Work to complete: Filter the listing and keep only the lines with the word "this".

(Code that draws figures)

____________________

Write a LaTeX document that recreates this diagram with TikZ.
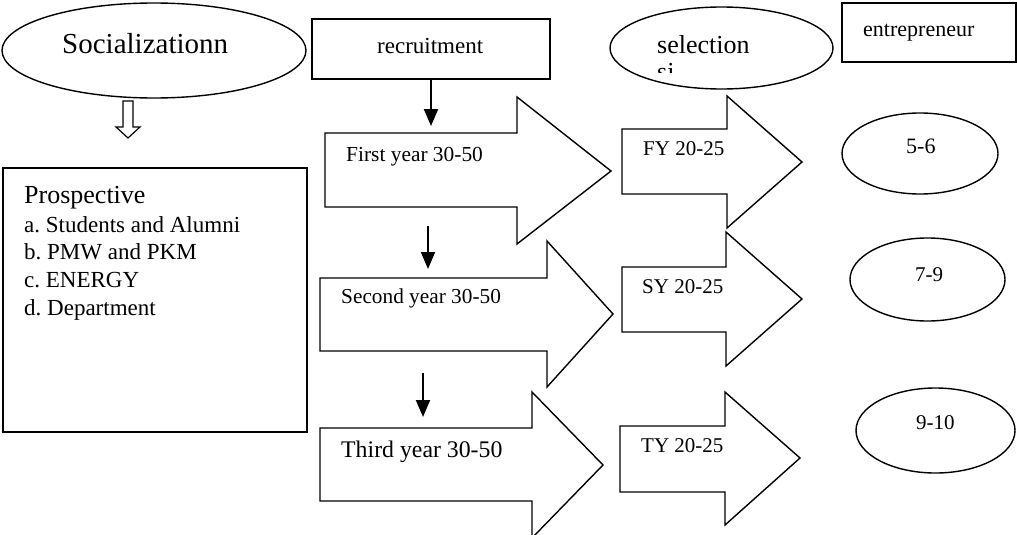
\documentclass[tikz,border=0pt]{standalone}
\usepackage{fontspec}
\setmainfont{Liberation Serif}
\usepackage{tikz}
\usetikzlibrary{shapes,arrows.meta,positioning}

\newcommand{\pxfont}[1]{\fontsize{#1}{#1}\selectfont}
\frenchspacing

\tikzset{
    outline/.style={draw, line width=1.4pt},
    oval/.style={outline, ellipse, inner sep=0pt},
    box/.style={outline, rectangle, inner sep=0pt},
    blockarrow/.style={outline, line join=miter},
    txt/.style={anchor=base west, inner sep=0pt},
    downarrow/.style={line width=2pt, -{Triangle[width=14pt,length=17pt]}}
}

\begin{document}
\begin{tikzpicture}[x=1pt, y=-1pt]
    \useasboundingbox (0,0) rectangle (1017,535);

    % Top row
    \node[oval, minimum width=304pt, minimum height=95pt] (social) at (154,50.5) {};
    \node[txt, font=\pxfont{29}] (socialtxt) at (62,53) {Socializationn};

    \node[box, minimum width=238pt, minimum height=60pt] (recruit) at (431,49) {};
    \node[txt, font=\pxfont{23}] (recruittxt) at (377,53) {recruitment};

    \node[oval, minimum width=223pt, minimum height=82pt] (select) at (721.5,48) {};
    \node[txt, font=\pxfont{26}] (selecttxt) at (657,53) {selection};
    \begin{scope}
        \clip (645,60) rectangle (700,73);
        \node[txt, font=\pxfont{26}] (selectcut) at (657,81) {si};
    \end{scope}

    \node[box, minimum width=174pt, minimum height=59pt] (entre) at (929,32.5) {};
    \node[txt, font=\pxfont{22}] (entretxt) at (863,37) {entrepreneur};

    % Hollow arrow
    \draw[line width=1.2pt] (123,101) -- (133,101) -- (133,127) -- (140,127)
        -- (128,138) -- (116,127) -- (123,127) -- cycle;

    % Prospective box
    \node[box, minimum width=304pt, minimum height=264pt] (prosp) at (155,300) {};
    \node[txt, font=\pxfont{26}] (prosptxt) at (24,203) {Prospective};
    \node[txt, font=\pxfont{23}] (pa) at (24,232) {a. Students and Alumni};
    \node[txt, font=\pxfont{23}] (pb) at (24,259) {b. PMW and PKM};
    \node[txt, font=\pxfont{23}] (pc) at (24,287) {c. ENERGY};
    \node[txt, font=\pxfont{23}] (pd) at (24,315) {d. Department};

    % Recruitment arrows
    \draw[blockarrow] (325,133) -- (517,133) -- (517,97) -- (611,171)
        -- (517,244) -- (517,207) -- (325,207) -- cycle;
    \node[txt, font=\pxfont{21.4}] (first) at (346,161) {First year 30-50};

    \draw[blockarrow] (320,278) -- (547,278) -- (547,241) -- (613,314)
        -- (547,387) -- (547,351) -- (320,351) -- cycle;
    \node[txt, font=\pxfont{21.3}] (second) at (341,303) {Second year 30-50};

    \draw[blockarrow] (320,428) -- (532,428) -- (532,392) -- (603,465)
        -- (532,538) -- (532,501) -- (320,501) -- cycle;
    \node[txt, font=\pxfont{23.8}] (third) at (341,457) {Third year 30-50};

    % Selection arrows
    \draw[blockarrow] (622,129) -- (727,129) -- (727,96) -- (802,162)
        -- (727,228) -- (727,194) -- (622,194) -- cycle;
    \node[txt, font=\pxfont{21}] (fy) at (643,155) {FY 20-25};

    \draw[blockarrow] (622,267) -- (726,267) -- (726,232) -- (802,299)
        -- (726,366) -- (726,332) -- (622,332) -- cycle;
    \node[txt, font=\pxfont{21}] (sy) at (642,293) {SY 20-25};

    \draw[blockarrow] (620,426) -- (725,426) -- (725,392) -- (800,458)
        -- (725,525) -- (725,492) -- (620,492) -- cycle;
    \node[txt, font=\pxfont{21}] (ty) at (641,452) {TY 20-25};

    % Entrepreneur ovals
    \node[oval, minimum width=156pt, minimum height=81pt] (r1) at (920,153.5) {};
    \node[txt, font=\pxfont{22}] (r1txt) at (906,153) {5-6};
    \node[oval, minimum width=155pt, minimum height=83pt] (r2) at (927.5,279.5) {};
    \node[txt, font=\pxfont{21}] (r2txt) at (915,281) {7-9};
    \node[oval, minimum width=159pt, minimum height=85pt] (r3) at (935.5,430.5) {};
    \node[txt, font=\pxfont{21}] (r3txt) at (916,429) {9-10};

    % Down arrows
    \coordinate (d1) at (431,126);
    \coordinate (d2top) at (428,226);
    \coordinate (d2) at (428,269);
    \coordinate (d3top) at (423,373);
    \coordinate (d3) at (423,417);
    \draw[downarrow] (recruit) -- (d1);
    \draw[downarrow] (d2top) -- (d2);
    \draw[downarrow] (d3top) -- (d3);
\end{tikzpicture}
\end{document}
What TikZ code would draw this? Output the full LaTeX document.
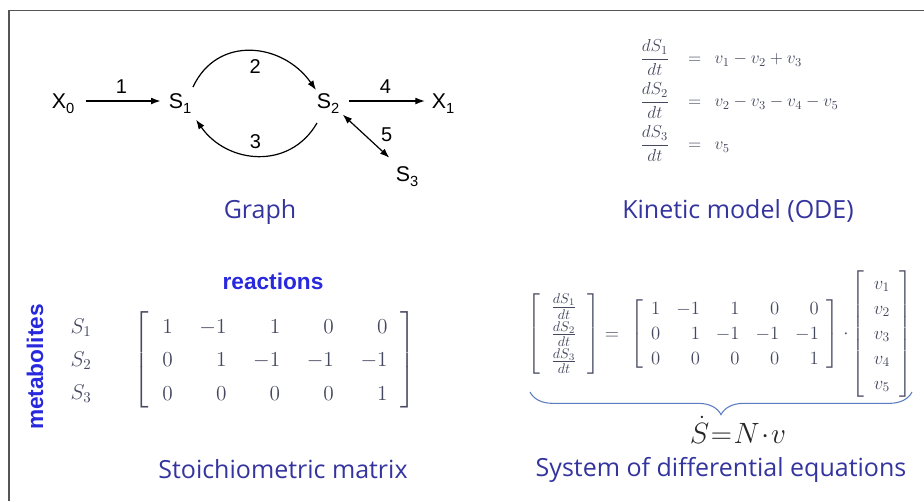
\RequirePackage{fix-cm}
\documentclass[tikz,border=0pt]{standalone}
\usepackage{amsmath}
\usepackage[no-math]{fontspec}
\newfontfamily\graphfont{Liberation Sans}
\newfontfamily\capfont{Open Sans}
\usetikzlibrary{positioning,arrows.meta,decorations.pathreplacing}
\definecolor{capBlue}{HTML}{34349E}
\definecolor{tagBlue}{HTML}{2828DE}
\definecolor{braceBlue}{HTML}{5B7CC2}
\definecolor{eqGray}{HTML}{45485F}
\definecolor{frameGray}{HTML}{555555}
\newcommand{\lowsub}[1]{\raisebox{-3.5pt}{\fontsize{11}{12}\selectfont#1}}

\begin{document}
\begin{tikzpicture}[x=0.75pt,y=-0.75pt,
    >={Latex[length=2.5mm,width=1.8mm]},
    sp/.style={font=\graphfont\fontsize{16}{19}\selectfont, inner sep=1pt, text depth=0pt},
    num/.style={font=\graphfont\fontsize{15}{17}\selectfont, inner sep=1pt},
    capline/.style={font=\capfont\fontsize{18.75}{22}\selectfont, text=capBlue, anchor=base},
    tag/.style={font=\graphfont\bfseries\fontsize{17}{20}\selectfont, text=tagBlue},
    rx/.style={->, line width=0.9pt},
    ode/.style={font=\fontsize{13}{16}\selectfont, text=eqGray, inner sep=0pt, anchor=west},
    mat/.style={text=eqGray, inner sep=0pt}]
  \useasboundingbox (0,0) rectangle (924,501);
  \draw[frameGray, line width=1.3pt] (9,501) -- (9,10.5) -- (924,10.5);

  % graph
  \node[sp] (x0) at (63,101)  {X\lowsub{0}};
  \node[sp] (s1) at (180,101) {S\lowsub{1}};
  \node[sp] (s2) at (328,101) {S\lowsub{2}};
  \node[sp] (x1) at (443,101) {X\lowsub{1}};
  \node[sp] (s3) at (407,174) {S\lowsub{3}};
  \draw[rx, shorten <=7.5pt, shorten >=5pt] (x0) -- node[num, above=4.5pt] {1} (s1);
  \draw[rx, shorten <=6.5pt, shorten >=4pt] (s2) -- node[num, above=4.5pt] {4} (x1);
  \draw[rx] ([xshift=9.75pt,yshift=10.5pt]s1.center) to[out=65,in=125,looseness=1.2]
    node[num, below=5pt, xshift=3pt] {2} ([xshift=-9pt,yshift=8.25pt]s2.center);
  \draw[rx] ([xshift=-8.25pt,yshift=-16.5pt]s2.center) to[out=-120,in=-55,looseness=1.15]
    node[num, above=4pt, xshift=-2pt] {3} ([xshift=12pt,yshift=-14pt]s1.center);
  \draw[rx, <->, shorten <=5pt, shorten >=8pt] (s2) -- node[num, pos=0.45, right=11pt] {5} (s3);
  \node[capline] (gcap) at (260,218) {Graph};

  % kinetic model
  \node[ode] (ode1) at (640,57.5)  {$\dfrac{dS_1}{dt}\hspace{13.8pt}{=}\hspace{10pt}v_1-v_2+v_3$};
  \node[ode] (ode2) at (640,100.5) {$\dfrac{dS_2}{dt}\hspace{13.8pt}{=}\hspace{10pt}v_2-v_3-v_4-v_5$};
  \node[ode] (ode3) at (640,143.5) {$\dfrac{dS_3}{dt}\hspace{13.8pt}{=}\hspace{10pt}v_5$};
  \node[capline] (kcap) at (738,218) {Kinetic model (ODE)};

  % stoichiometric matrix
  \node[tag] (rlab) at (273,281) {reactions};
  \node[tag, rotate=90] (mlab) at (35,367) {metabolites};
  \node[mat, font=\fontsize{16}{19}\selectfont, text depth=0pt] (m1) at (81,326) {$S_1$};
  \node[mat, font=\fontsize{16}{19}\selectfont, text depth=0pt] (m2) at (81,359) {$S_2$};
  \node[mat, font=\fontsize{16}{19}\selectfont, text depth=0pt] (m3) at (81,392) {$S_3$};
  \node[mat, font=\fontsize{16}{25}\selectfont] (nmat) at (275,360)
    {$\setlength{\arraycolsep}{10pt}\left[\begin{array}{rrrrr}
      1&-1&1&0&0\\ 0&1&-1&-1&-1\\ 0&0&0&0&1\end{array}\right]$};
  \node[capline] (scap) at (283,478) {Stoichiometric matrix};

  % system of differential equations
  \node[mat, font=\fontsize{15}{20.5}\selectfont] (dvec) at (564,334)
    {$\setlength{\arraycolsep}{8pt}\left[\begin{array}{c}
      \frac{dS_1}{dt}\\ \frac{dS_2}{dt}\\ \frac{dS_3}{dt}\end{array}\right]$};
  \node[mat, font=\fontsize{14}{18.75}\selectfont] (eqs) at (612,336) {$=$};
  \node[mat, font=\fontsize{14}{18.75}\selectfont] (nmat2) at (735,334)
    {$\setlength{\arraycolsep}{6pt}\left[\begin{array}{rrrrr}
      1&-1&1&0&0\\ 0&1&-1&-1&-1\\ 0&0&0&0&1\end{array}\right]$};
  \node[mat, font=\fontsize{14}{18.75}\selectfont] (cdt) at (846,334) {$\cdot$};
  \node[mat, font=\fontsize{14}{18.75}\selectfont] (vvec) at (882,334)
    {$\setlength{\arraycolsep}{7pt}\left[\begin{array}{c}
      v_1\\ v_2\\ v_3\\ v_4\\ v_5\end{array}\right]$};
  \coordinate (bl) at (530,392);
  \coordinate (br) at (912,392);
  \draw[braceBlue, line width=0.8pt, decorate, decoration={brace, mirror, amplitude=17pt}] (bl) -- (br);
  \node[mat, text=black!85, font=\fontsize{22}{26}\selectfont, anchor=base] (sdot) at (738,443)
    {$\dot S\mkern1mu{=}\mkern1mu N\mkern1mu{\cdot}\mkern1mu v$};
  \node[capline] (dcap) at (721,476) {System of differential equations};
\end{tikzpicture}
\end{document}
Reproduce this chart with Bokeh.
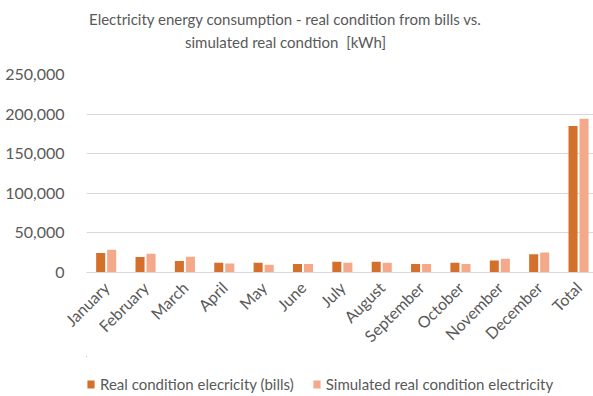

____________________

Expected answer:
Write a LaTeX document that recreates this diagram with TikZ.
What TikZ code would draw this? Output the full LaTeX document.
Reproduce this chart with Bokeh.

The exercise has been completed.